§ **Request**
Leave out the pictures and print only the lines from the one with "Write a Python" through the one with "plt.rcParams['font.family'] = ['Lato', 'DejaVu", exactly as they are.

Data entries

=-=-=-=-=

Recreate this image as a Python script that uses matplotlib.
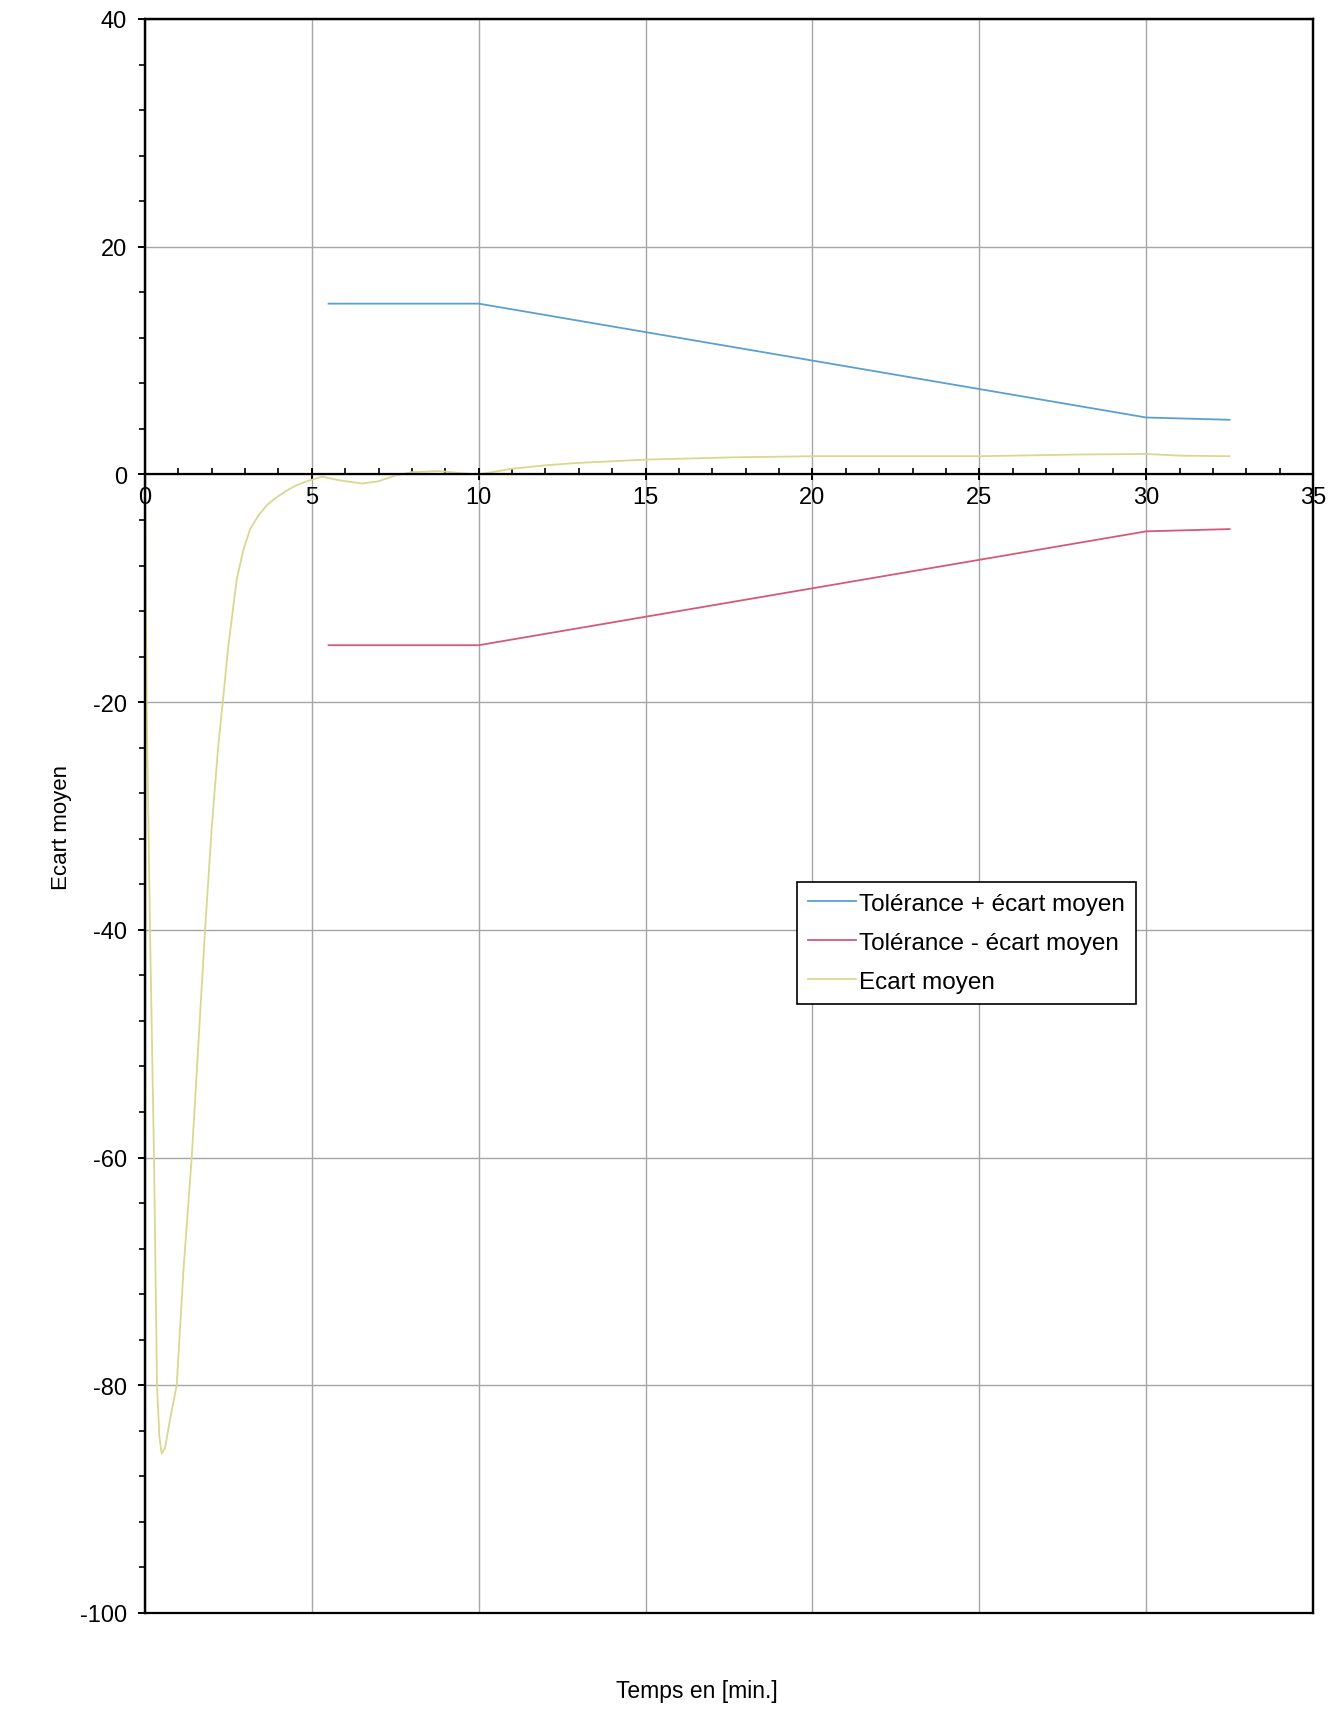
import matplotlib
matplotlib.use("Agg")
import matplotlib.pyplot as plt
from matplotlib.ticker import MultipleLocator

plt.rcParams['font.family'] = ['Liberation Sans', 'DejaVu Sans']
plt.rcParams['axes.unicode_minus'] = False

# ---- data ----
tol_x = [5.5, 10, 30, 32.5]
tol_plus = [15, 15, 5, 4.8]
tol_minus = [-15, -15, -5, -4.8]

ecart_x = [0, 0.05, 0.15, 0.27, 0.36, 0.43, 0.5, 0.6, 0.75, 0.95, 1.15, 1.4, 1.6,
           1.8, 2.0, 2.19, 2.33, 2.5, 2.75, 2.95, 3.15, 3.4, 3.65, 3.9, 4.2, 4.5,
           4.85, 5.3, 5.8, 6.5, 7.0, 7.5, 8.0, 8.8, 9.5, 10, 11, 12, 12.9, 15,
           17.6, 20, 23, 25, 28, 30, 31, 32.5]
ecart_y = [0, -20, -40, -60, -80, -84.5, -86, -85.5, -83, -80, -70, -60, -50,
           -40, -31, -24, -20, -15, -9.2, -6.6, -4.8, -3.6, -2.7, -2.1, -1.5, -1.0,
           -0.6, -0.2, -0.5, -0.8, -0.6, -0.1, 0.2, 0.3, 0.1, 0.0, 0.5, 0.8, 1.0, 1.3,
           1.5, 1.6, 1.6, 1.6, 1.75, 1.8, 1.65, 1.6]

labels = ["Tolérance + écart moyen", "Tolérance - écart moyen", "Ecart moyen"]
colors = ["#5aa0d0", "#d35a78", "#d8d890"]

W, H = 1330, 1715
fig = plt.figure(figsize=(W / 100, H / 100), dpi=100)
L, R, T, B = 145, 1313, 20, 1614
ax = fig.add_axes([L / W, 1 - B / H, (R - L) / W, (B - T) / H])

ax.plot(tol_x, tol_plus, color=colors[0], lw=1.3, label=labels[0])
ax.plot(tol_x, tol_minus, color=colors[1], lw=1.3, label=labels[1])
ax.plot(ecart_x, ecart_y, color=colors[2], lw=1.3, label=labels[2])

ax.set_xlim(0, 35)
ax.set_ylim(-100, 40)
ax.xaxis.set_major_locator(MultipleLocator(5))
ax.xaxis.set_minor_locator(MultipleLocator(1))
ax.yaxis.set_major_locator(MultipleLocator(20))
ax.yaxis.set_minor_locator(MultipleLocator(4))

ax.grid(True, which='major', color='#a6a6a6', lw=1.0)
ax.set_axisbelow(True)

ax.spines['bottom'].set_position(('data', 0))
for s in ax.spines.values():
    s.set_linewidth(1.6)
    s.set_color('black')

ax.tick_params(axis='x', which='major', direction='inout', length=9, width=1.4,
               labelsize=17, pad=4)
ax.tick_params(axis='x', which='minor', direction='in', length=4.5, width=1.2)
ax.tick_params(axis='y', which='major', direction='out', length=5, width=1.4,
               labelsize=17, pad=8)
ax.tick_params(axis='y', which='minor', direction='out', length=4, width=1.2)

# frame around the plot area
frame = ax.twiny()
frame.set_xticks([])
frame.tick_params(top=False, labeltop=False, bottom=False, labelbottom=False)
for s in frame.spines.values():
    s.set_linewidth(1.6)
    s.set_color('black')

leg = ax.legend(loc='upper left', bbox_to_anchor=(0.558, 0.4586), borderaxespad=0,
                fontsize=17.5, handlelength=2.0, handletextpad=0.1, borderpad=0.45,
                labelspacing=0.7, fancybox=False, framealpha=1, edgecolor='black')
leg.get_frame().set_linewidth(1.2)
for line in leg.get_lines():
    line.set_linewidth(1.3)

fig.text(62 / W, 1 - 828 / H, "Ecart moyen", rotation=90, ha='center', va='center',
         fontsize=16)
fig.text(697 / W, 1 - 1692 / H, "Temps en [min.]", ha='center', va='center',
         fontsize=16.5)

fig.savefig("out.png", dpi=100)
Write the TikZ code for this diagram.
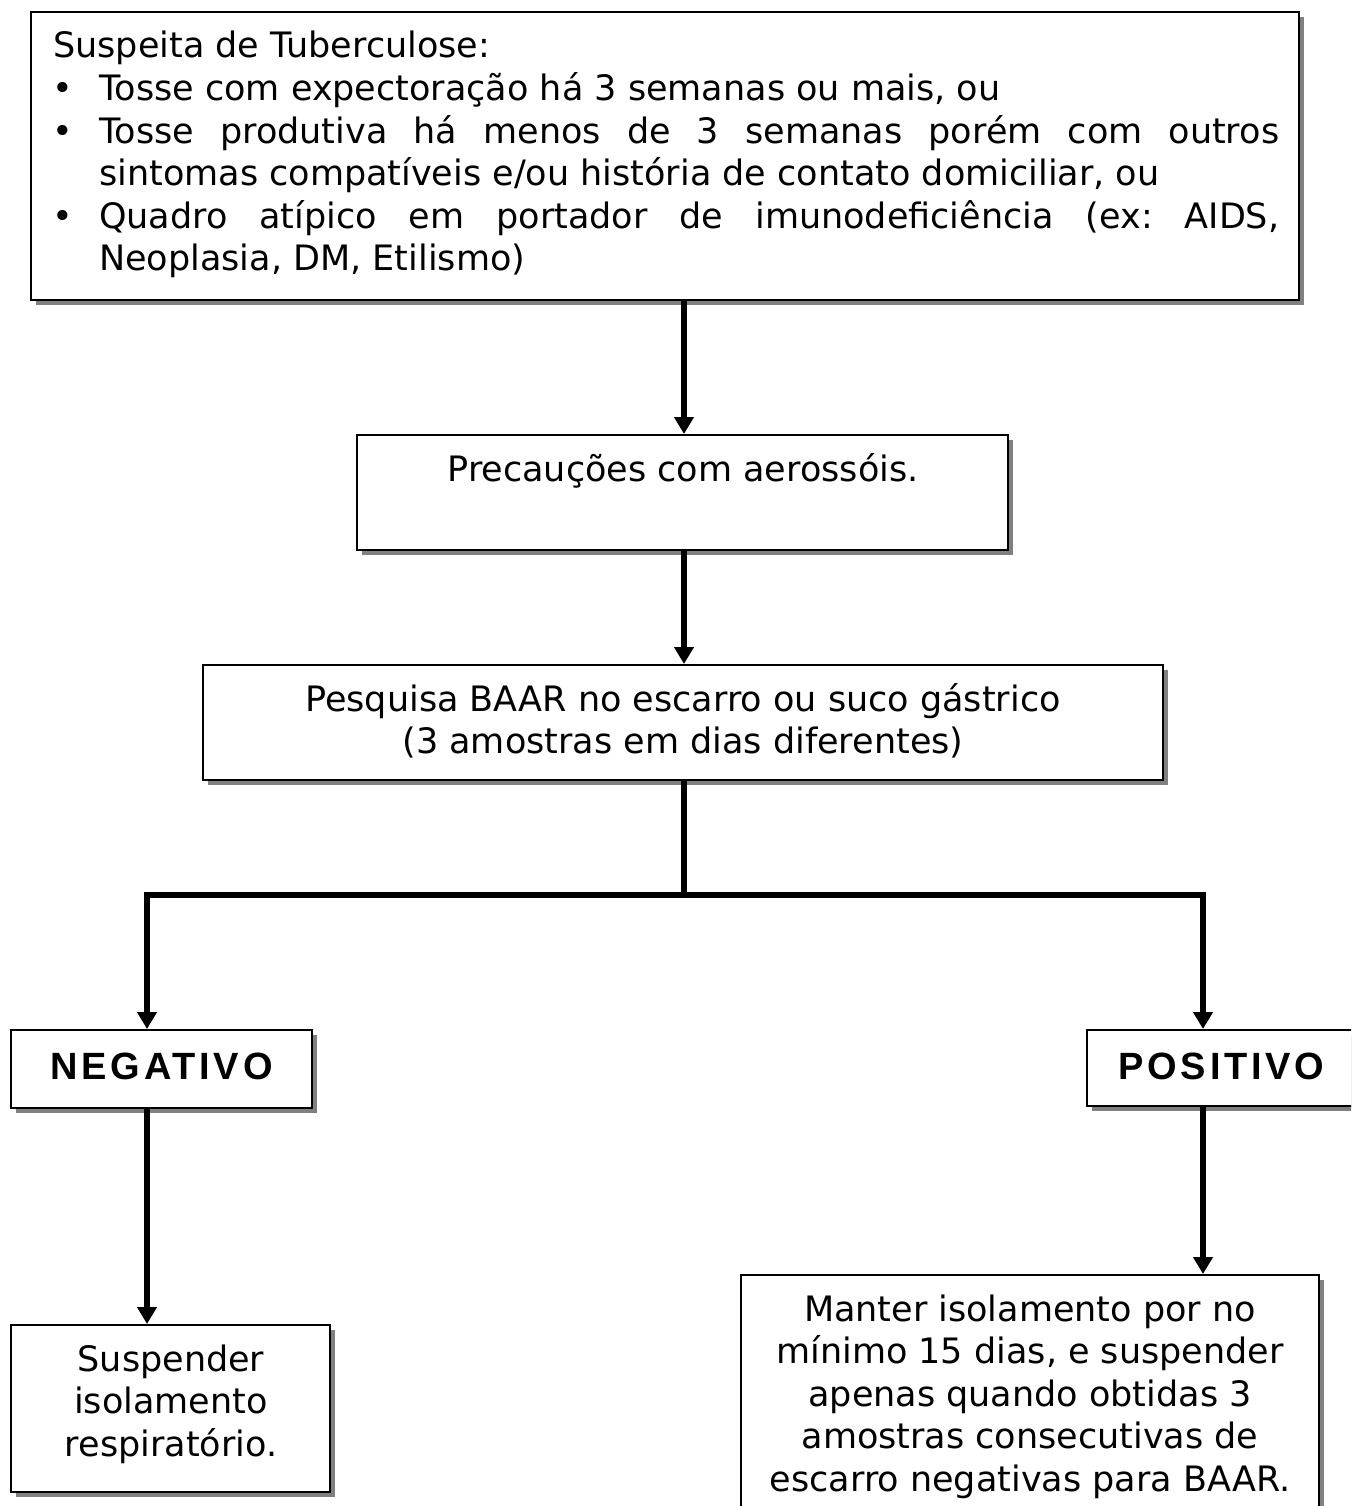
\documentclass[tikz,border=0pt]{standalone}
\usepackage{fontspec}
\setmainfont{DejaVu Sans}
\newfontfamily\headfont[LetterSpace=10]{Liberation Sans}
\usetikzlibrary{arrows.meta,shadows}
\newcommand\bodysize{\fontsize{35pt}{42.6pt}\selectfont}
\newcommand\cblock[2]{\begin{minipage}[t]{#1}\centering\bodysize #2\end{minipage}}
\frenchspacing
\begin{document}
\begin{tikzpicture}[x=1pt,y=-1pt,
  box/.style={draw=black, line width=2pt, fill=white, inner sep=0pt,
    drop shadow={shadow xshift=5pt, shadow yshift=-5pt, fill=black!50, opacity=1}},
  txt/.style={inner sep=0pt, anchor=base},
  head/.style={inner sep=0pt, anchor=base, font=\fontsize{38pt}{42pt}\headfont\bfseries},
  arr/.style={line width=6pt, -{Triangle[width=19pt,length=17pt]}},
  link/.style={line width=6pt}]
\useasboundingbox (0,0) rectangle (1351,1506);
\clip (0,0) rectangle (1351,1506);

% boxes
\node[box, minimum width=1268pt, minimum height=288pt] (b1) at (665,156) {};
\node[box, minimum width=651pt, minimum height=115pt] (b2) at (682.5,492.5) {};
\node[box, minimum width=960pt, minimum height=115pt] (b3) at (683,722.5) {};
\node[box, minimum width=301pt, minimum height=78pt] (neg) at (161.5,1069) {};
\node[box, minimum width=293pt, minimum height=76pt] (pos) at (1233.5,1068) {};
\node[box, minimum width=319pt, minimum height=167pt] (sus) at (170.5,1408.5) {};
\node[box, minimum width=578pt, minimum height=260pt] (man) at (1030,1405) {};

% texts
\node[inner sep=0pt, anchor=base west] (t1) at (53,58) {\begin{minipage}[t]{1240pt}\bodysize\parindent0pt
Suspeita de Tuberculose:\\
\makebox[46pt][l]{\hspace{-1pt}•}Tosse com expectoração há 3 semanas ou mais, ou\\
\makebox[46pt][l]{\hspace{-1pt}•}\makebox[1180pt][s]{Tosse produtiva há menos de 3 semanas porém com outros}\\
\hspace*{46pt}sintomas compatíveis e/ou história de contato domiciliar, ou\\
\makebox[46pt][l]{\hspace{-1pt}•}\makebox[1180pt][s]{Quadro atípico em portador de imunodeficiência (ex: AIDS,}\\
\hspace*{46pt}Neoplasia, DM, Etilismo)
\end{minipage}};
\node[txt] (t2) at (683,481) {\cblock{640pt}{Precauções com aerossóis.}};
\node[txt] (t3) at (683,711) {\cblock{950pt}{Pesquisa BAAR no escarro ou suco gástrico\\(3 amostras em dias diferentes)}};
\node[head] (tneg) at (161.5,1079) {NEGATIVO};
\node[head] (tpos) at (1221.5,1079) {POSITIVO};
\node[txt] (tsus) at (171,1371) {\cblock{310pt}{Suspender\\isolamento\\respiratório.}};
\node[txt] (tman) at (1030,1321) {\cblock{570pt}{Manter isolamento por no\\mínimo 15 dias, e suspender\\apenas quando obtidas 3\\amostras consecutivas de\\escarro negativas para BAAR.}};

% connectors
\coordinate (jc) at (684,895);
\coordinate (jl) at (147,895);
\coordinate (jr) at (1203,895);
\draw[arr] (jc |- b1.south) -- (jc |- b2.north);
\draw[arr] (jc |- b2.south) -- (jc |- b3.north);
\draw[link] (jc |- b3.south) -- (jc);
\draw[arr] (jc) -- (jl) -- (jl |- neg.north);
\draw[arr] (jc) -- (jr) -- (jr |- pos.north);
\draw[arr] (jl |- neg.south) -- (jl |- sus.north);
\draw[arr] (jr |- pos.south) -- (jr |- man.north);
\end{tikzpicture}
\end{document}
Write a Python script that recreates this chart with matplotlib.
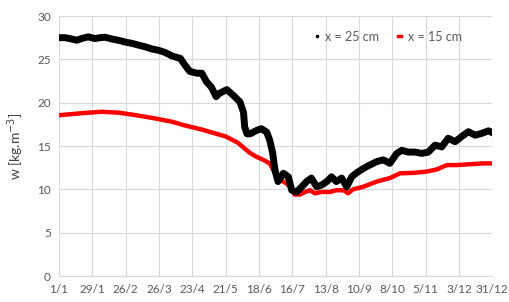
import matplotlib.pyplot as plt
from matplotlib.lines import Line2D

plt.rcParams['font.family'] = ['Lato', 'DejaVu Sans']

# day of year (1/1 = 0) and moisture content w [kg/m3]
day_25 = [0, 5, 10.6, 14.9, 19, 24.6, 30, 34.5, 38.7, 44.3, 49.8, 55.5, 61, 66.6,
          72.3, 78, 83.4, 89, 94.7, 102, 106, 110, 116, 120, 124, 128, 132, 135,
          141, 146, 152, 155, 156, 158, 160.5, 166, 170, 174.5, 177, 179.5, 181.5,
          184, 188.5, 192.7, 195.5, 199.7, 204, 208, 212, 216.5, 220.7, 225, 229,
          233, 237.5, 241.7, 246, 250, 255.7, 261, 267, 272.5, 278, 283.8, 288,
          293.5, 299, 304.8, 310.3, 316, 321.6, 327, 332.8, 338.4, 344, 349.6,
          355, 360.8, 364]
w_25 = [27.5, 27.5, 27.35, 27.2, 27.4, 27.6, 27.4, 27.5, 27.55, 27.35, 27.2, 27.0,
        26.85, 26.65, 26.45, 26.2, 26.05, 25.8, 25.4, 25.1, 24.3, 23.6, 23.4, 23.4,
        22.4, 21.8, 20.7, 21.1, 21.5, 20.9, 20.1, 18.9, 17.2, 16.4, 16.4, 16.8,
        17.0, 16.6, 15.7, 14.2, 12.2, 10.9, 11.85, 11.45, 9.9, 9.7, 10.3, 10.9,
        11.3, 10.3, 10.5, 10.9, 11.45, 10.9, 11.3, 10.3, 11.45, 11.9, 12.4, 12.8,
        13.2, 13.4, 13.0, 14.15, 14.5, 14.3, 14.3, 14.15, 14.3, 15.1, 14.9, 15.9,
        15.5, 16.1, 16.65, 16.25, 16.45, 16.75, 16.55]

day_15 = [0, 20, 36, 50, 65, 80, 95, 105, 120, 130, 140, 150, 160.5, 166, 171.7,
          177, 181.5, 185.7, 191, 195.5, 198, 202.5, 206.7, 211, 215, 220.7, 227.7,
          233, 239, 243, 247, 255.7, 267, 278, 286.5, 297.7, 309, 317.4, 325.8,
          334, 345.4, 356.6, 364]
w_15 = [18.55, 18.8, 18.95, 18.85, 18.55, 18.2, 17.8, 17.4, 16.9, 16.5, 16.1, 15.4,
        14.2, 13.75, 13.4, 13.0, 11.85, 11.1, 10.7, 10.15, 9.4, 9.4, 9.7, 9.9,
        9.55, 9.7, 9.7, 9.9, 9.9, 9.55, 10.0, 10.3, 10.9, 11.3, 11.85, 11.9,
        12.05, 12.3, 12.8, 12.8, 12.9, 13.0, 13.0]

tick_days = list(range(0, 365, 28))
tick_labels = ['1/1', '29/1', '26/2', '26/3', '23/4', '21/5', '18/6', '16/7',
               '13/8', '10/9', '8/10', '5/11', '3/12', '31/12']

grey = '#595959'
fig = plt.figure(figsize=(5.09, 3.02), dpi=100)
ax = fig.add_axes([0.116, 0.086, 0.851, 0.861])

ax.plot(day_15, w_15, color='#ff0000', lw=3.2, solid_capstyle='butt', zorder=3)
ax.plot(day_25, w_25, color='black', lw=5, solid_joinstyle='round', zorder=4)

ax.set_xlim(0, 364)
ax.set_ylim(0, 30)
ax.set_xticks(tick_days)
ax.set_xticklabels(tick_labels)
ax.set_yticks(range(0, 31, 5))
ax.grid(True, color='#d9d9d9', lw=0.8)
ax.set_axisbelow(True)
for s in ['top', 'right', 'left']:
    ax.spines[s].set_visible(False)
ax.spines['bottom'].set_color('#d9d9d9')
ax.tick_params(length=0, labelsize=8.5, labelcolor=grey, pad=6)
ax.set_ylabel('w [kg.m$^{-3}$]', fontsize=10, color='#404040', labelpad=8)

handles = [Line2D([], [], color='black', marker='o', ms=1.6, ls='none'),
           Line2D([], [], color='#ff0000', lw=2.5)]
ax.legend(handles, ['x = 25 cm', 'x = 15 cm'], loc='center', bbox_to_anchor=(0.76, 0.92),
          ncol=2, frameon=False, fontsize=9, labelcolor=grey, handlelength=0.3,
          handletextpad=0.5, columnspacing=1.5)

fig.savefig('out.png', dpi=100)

=-=-=-=-=

§ **Result for this task**
Write a Python script that recreates this chart with matplotlib.
import matplotlib.pyplot as plt
from matplotlib.lines import Line2D

plt.rcParams['font.family'] = ['Lato', 'DejaVu Sans']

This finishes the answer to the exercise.